Antonia comes to breakfast and finds the elf. She reads the note, then asks, “Why is the note in your handwriting.”

elfanddogbiscuits

Eew! These cookies are disgusting! I’m gonna barf.

“That’s not my handwriting,” I tell her, truthfully. “She obviously wrote that herself,” I lie.

“Oh, you’re right,” my daughter agrees, thoughtfully. “This isn’t the way you write.” [LONG PAUSE as Antonia examines the note more closely.] “What was this elf thinking, trying to eat dog biscuits? She thought they were cookies?!” Antonia forces a laugh, it seems. I tell Albie about it later.

“She totally knows its us,” he says. “She’s a smart kid. Come on.”

“No, she doesn’t!” I defend. “We have to get more creative tonight. I found another idea online.”

Oh my gosh, I hear myself talking but I don’t know who I am anymore. I am actually planning creative things for Jingles the Elf to do, now? Good Lord, what kind of parent have I turned into?

I hate these elves.

The Elf on the Shelf Chronicles: Diary of a Victimized Parent, Part 3

7:42 am, December 10th:

Antonia finds the elf in the tree and asks me to get her down. I can’t reach, so we have to ask Albie to extract her. Antonia is happy again and is going to tell all her friends that Jingles has recovered from her head injury and climbed the Christmas tree.

3:57 pm, December 10th:

When Antonia gets home from school, she makes a little paper skirt for her elf. “Look,” she says, holding up the elf. “Emma said she used to have a skirt, but it got lost, or one of the dogs chewed it, so I made her another one.”

“How cute!” I exclaim. Jingles now has a white paper skirt with red stars taped around her waist.

10:30 pm, December 10th:

I grab the elf from Antonia’s closet (where she keeps returning for some reason) and bring her to the kitchen. I open a cabinet door and stick her arm in it and shut the cabinet.

“How’s that?” I ask Albie.

“You’re not good at this, are you?” he asks. “She is supposed to be clever!”
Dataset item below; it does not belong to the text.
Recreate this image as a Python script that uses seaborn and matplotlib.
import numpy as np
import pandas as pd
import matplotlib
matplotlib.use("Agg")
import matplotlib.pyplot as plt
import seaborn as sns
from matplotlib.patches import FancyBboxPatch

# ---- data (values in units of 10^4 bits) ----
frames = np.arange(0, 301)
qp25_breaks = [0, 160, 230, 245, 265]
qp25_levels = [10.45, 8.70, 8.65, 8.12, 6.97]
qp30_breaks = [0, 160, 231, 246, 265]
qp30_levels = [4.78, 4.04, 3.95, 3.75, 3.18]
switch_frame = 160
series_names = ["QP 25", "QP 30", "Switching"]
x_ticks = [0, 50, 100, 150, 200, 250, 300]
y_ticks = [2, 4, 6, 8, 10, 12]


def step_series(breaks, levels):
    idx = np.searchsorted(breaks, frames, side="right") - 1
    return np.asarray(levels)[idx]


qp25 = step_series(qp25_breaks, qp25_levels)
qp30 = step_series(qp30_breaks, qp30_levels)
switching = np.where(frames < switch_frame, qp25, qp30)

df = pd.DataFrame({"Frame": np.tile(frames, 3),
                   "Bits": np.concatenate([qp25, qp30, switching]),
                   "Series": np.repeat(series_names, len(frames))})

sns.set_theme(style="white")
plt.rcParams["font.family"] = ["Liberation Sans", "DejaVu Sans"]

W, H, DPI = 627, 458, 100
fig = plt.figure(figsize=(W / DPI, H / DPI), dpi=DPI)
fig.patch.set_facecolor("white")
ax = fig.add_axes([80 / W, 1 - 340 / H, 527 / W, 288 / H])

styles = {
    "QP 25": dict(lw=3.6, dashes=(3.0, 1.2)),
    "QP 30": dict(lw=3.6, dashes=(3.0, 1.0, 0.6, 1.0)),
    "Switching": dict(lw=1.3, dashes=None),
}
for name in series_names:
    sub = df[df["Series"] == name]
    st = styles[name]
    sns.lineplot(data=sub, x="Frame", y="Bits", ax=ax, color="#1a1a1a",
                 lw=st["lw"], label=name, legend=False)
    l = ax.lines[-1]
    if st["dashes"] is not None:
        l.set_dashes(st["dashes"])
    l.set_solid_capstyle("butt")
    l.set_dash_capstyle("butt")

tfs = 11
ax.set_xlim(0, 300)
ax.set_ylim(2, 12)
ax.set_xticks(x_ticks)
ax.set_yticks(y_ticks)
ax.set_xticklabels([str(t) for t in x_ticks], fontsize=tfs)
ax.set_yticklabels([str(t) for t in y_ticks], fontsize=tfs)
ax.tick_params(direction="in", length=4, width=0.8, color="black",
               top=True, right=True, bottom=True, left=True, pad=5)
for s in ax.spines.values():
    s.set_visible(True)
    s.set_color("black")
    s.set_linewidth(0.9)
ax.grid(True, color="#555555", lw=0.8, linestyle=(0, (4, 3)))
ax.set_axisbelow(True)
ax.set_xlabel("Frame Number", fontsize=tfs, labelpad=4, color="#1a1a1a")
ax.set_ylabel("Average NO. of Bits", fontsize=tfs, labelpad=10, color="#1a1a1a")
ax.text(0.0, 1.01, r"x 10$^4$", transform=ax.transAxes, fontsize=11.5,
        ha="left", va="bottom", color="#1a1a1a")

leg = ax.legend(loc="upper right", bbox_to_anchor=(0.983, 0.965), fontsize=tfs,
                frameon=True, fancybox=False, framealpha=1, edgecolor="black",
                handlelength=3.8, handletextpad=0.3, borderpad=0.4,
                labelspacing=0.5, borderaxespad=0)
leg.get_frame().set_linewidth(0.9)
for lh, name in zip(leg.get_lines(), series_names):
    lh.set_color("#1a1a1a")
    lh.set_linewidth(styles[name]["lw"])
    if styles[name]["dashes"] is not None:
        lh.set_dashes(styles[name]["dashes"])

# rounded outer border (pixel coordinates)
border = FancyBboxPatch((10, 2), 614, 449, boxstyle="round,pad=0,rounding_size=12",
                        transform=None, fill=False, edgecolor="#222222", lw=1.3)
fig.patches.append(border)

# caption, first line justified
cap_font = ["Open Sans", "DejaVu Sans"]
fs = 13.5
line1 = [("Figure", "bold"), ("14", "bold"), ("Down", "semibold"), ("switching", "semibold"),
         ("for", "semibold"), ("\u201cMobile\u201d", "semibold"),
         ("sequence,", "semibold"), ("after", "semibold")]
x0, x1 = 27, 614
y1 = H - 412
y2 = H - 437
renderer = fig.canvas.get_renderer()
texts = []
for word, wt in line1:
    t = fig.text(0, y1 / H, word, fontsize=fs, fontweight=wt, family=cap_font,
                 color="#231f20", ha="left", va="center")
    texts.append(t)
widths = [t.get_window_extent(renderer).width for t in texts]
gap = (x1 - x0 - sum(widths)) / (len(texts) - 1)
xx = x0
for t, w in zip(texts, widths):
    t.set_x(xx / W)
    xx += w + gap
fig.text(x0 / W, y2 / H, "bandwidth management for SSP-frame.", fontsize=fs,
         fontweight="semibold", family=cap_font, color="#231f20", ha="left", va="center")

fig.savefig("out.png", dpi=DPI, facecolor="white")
“Give me a break,” I tell him. “She’s clever. She is trying to get into a cabinet.”

“Why? So she can get a bowl? Come on. You have to make her do something better than that!”

“YOU make her do something better than that!” I throw the elf at Albie. He catches her and whips her at the wall. Her skirt falls off and lands on the floor in the darkened den. We have to turn the light on, find the skirt, and stuff her back into it.

“Get me some candy,” Albie says, after she has her clothes back on.

I find a box of chocolate truffles that have been on the kitchen counter since Thanksgiving. Albie opens the box and stuffs Jingles into it head first. He arranges her arms and legs.

ElfinTruffles

Jingles Goes for it in the Box of Truffles

I laugh out loud. “This is your idea of clever?”

He grabs the elf and takes her back out of the box, then grabs a truffle and takes a huge bite out of it. He stuffs the elf’s head into the box and leaves the truffle on the counter.

“There,” he says, laughing. “She likes chocolate. All elves like chocolate!”

I am laughing so hard at the absurdity of the situation that I am doubled over. I look up at the truffle. “You took too big of a bite! Elves can’t take that big of a bite. Nibble it!”

I hand Albie the truffle. He puts it up to his teeth and nibbles at it like a mouse. It’s melting all over his fingers.

“No, that’s not right,” I tell him. “You have a huge bite on one side and little nibbles on the other. It’s not realistic. Start over!”

“You start over,” he says as he puts the remainder of the half-eaten truffle in his mouth. “It’s melting all over her fingers!”

“She doesn’t have fingers,” I tell him lifting up the elf’s arm. “She has a mitten!” We both laugh. Neither of us wants to eat another truffle. We leave Jingles with her head stuffed in the box, legs dangling in the air and turn off the kitchen light.

7:46 am, December 11th:

“Mom!!” Antonia shouts from the kitchen. “Did you see Jingles? That is one crazy elf! She is stuck in the box of truffles!”